▶ EXERCISE DESCRIPTION
Search the listing for the string "chart" and copy every line that contains it.
** start GIVEN DATA **
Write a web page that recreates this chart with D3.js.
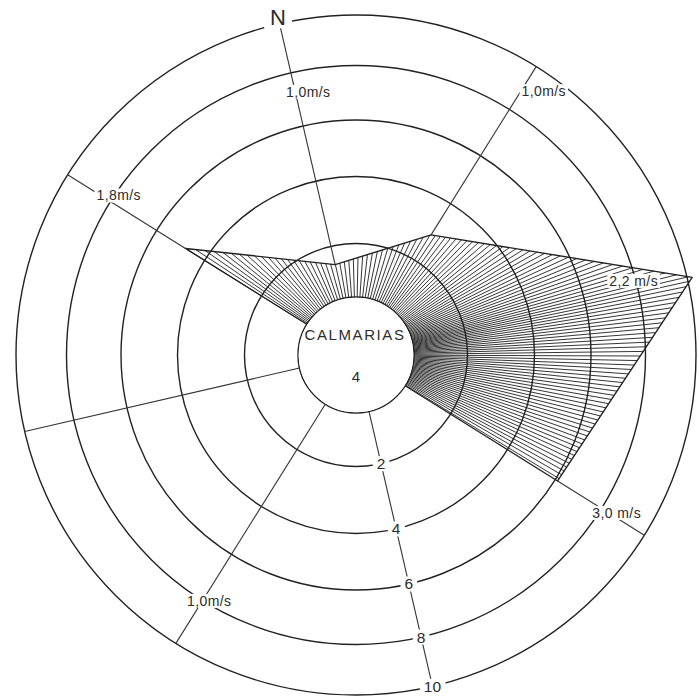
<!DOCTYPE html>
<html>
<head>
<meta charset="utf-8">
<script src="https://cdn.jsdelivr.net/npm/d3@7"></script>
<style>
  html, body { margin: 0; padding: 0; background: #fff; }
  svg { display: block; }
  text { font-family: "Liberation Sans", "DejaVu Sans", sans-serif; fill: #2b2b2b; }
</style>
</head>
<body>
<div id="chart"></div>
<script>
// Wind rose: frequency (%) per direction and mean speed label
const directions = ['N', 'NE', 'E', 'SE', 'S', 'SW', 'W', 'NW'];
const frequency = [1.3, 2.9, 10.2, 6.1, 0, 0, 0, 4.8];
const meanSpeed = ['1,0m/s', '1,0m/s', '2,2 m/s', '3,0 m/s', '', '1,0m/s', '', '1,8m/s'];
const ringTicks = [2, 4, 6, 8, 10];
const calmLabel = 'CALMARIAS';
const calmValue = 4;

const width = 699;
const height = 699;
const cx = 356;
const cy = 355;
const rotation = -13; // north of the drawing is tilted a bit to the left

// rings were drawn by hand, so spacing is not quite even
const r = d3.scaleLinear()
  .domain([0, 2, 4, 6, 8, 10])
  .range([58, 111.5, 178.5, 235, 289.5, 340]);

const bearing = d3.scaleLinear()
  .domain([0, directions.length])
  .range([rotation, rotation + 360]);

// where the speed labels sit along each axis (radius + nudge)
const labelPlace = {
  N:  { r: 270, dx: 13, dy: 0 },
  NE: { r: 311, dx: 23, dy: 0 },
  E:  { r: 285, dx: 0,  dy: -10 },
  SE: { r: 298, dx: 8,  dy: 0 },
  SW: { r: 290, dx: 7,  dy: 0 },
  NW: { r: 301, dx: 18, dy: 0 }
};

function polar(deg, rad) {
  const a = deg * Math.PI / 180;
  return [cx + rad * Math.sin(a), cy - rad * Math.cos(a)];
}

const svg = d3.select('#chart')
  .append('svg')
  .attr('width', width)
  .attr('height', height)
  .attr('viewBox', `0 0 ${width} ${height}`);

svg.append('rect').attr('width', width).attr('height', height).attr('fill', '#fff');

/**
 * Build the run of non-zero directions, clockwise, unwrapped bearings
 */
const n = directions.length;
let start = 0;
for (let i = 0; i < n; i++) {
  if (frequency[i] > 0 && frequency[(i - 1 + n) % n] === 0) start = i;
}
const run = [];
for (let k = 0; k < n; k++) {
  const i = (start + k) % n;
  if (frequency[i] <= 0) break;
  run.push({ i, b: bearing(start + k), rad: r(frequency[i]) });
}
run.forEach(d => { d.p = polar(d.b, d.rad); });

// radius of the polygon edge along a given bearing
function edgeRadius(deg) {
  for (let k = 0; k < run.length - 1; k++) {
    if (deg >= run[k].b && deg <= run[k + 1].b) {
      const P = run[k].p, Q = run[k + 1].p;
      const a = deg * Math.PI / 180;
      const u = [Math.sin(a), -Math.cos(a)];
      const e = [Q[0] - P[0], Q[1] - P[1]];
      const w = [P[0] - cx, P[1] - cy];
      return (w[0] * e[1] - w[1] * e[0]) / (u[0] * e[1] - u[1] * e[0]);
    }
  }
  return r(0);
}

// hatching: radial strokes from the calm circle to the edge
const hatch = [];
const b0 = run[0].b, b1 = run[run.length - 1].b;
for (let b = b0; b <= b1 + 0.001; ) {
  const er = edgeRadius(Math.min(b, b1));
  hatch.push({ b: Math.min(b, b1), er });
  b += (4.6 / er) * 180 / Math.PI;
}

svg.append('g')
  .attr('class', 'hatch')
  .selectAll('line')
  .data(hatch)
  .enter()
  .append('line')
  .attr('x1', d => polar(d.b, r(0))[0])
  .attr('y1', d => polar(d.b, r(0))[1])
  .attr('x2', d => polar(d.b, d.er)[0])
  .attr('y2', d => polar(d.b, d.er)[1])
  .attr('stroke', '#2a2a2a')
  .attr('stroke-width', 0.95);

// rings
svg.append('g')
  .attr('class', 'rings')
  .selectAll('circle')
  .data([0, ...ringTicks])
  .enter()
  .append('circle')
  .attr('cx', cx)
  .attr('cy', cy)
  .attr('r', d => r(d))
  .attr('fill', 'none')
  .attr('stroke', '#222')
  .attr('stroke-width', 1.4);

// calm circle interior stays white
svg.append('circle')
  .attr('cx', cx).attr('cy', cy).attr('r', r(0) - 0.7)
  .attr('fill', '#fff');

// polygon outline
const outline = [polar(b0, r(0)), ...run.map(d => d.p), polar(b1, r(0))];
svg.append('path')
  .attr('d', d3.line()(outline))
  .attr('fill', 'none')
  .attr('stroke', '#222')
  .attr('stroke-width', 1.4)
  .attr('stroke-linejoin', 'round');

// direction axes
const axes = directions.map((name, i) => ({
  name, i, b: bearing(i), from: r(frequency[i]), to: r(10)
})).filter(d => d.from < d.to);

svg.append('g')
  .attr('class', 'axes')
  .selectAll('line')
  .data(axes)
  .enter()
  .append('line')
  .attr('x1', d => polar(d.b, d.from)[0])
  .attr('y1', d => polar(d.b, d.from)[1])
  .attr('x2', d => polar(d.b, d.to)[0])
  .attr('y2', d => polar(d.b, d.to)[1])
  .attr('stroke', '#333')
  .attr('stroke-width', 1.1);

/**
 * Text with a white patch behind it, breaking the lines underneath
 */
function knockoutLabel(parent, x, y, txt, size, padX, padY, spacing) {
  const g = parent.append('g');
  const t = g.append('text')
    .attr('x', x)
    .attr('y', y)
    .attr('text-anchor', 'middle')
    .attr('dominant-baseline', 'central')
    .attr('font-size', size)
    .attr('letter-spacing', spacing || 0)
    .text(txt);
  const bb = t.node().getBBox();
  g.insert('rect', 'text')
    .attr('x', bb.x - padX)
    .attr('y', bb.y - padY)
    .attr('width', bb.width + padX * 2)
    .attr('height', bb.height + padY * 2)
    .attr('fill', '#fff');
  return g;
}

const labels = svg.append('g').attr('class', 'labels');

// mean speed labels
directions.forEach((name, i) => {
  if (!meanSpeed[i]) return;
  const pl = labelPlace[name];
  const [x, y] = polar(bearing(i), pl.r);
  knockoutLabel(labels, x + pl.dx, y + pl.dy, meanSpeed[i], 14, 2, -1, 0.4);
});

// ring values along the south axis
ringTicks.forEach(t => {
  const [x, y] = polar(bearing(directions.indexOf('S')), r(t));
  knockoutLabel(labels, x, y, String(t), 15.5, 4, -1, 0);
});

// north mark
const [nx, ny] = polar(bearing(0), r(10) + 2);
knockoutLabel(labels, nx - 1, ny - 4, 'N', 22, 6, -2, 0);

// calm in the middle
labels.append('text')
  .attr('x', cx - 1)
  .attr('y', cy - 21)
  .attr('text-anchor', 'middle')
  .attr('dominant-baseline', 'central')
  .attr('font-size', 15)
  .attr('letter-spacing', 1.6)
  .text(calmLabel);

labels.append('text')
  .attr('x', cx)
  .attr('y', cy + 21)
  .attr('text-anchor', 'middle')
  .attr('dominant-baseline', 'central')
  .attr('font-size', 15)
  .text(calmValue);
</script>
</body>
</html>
** end GIVEN DATA **
▶ TASK OUTPUT
Write a web page that recreates this chart with D3.js.
<div id="chart"></div>
const svg = d3.select('#chart')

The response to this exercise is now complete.